* [Written problem]
Locate each line of the material that contains "this", then return it.

--- BEGIN Provided material ---

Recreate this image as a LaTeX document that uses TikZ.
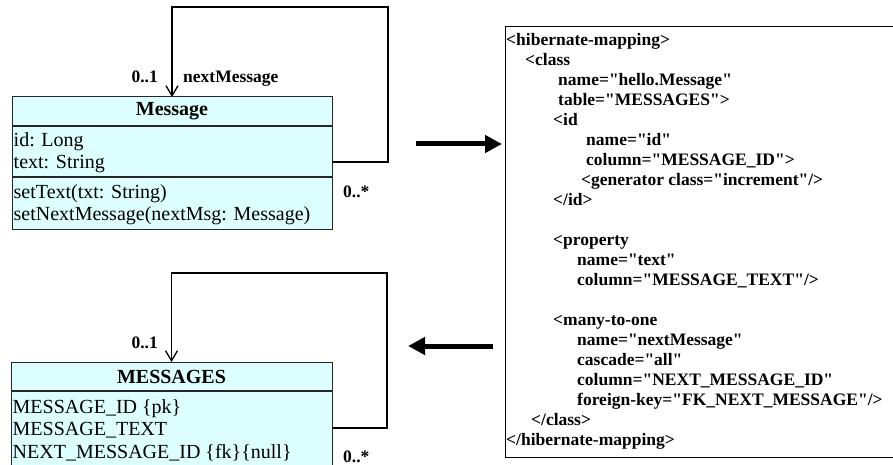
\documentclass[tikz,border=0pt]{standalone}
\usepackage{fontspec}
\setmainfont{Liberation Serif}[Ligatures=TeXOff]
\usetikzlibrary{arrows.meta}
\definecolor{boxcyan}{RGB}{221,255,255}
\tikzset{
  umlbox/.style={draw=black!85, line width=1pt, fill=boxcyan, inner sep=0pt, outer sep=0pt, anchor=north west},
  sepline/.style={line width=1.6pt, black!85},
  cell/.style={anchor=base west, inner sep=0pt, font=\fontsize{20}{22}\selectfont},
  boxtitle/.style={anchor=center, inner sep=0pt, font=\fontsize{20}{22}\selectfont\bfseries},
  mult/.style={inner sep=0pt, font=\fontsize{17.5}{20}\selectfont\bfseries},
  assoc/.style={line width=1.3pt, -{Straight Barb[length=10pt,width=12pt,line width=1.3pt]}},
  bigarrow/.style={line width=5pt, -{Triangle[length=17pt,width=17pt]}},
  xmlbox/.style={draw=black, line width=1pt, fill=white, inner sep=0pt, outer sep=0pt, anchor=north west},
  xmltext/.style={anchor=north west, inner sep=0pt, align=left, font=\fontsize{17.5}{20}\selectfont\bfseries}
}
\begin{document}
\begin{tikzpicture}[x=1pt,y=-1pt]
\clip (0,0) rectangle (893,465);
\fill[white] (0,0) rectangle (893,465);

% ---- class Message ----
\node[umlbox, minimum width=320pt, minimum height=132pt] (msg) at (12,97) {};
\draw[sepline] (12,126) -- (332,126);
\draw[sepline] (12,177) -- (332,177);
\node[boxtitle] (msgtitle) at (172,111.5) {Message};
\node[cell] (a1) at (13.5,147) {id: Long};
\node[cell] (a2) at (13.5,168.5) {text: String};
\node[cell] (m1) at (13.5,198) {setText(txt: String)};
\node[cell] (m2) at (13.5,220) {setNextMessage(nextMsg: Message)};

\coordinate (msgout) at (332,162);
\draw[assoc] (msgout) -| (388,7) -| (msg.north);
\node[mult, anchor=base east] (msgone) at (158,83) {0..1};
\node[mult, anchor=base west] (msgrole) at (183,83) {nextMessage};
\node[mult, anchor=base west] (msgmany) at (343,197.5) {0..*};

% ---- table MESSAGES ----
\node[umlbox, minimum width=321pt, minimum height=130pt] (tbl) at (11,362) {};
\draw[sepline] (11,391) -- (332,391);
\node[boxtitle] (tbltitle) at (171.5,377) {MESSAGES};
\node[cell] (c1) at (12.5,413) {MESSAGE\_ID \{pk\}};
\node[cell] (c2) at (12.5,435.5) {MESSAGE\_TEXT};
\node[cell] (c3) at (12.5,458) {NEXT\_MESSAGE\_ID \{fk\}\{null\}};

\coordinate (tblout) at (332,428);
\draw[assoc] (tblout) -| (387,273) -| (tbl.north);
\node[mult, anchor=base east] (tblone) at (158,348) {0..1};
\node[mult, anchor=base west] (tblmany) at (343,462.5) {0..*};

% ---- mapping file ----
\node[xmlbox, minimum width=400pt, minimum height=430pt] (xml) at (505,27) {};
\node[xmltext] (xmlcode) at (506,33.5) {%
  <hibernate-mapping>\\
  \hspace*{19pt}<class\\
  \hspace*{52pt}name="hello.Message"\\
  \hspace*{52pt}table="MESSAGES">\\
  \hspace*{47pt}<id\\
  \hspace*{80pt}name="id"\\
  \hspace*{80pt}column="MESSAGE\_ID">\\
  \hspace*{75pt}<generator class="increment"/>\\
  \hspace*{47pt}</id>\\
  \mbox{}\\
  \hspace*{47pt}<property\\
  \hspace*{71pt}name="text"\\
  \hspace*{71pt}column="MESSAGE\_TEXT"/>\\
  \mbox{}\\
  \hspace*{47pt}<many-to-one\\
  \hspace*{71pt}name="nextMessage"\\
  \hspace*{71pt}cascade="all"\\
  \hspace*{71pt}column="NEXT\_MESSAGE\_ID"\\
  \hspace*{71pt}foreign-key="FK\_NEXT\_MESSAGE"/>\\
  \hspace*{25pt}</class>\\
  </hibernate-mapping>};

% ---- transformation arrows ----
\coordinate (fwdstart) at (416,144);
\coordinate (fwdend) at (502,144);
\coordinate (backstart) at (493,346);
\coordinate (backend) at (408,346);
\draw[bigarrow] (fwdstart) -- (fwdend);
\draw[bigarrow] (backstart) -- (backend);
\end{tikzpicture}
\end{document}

--- END Provided material ---
--- BEGIN Provided material ---

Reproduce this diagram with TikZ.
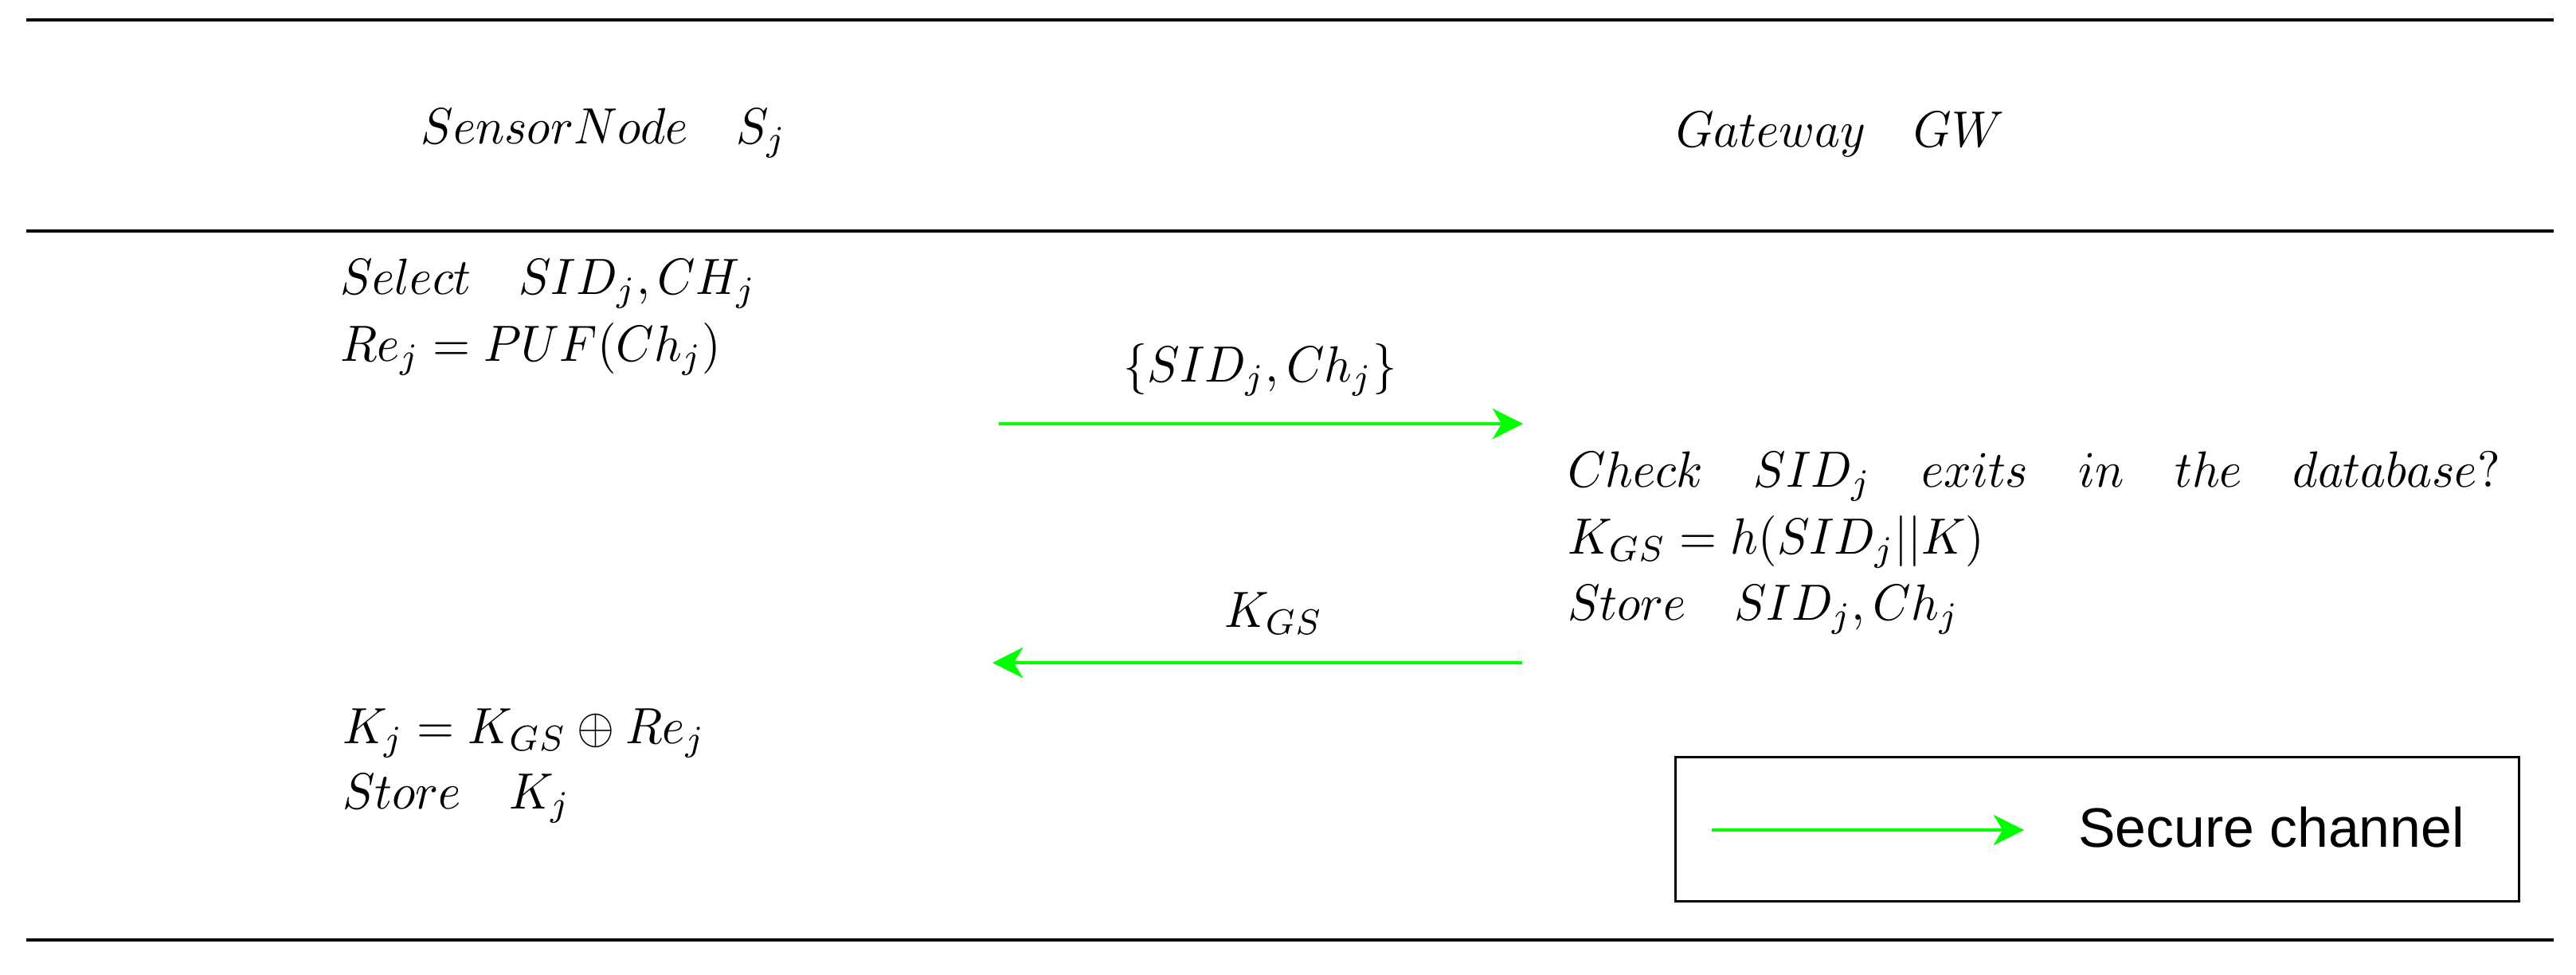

--- END Provided material ---

* [Reply to the exercise]
Recreate this image as a LaTeX document that uses TikZ.
Reproduce this diagram with TikZ.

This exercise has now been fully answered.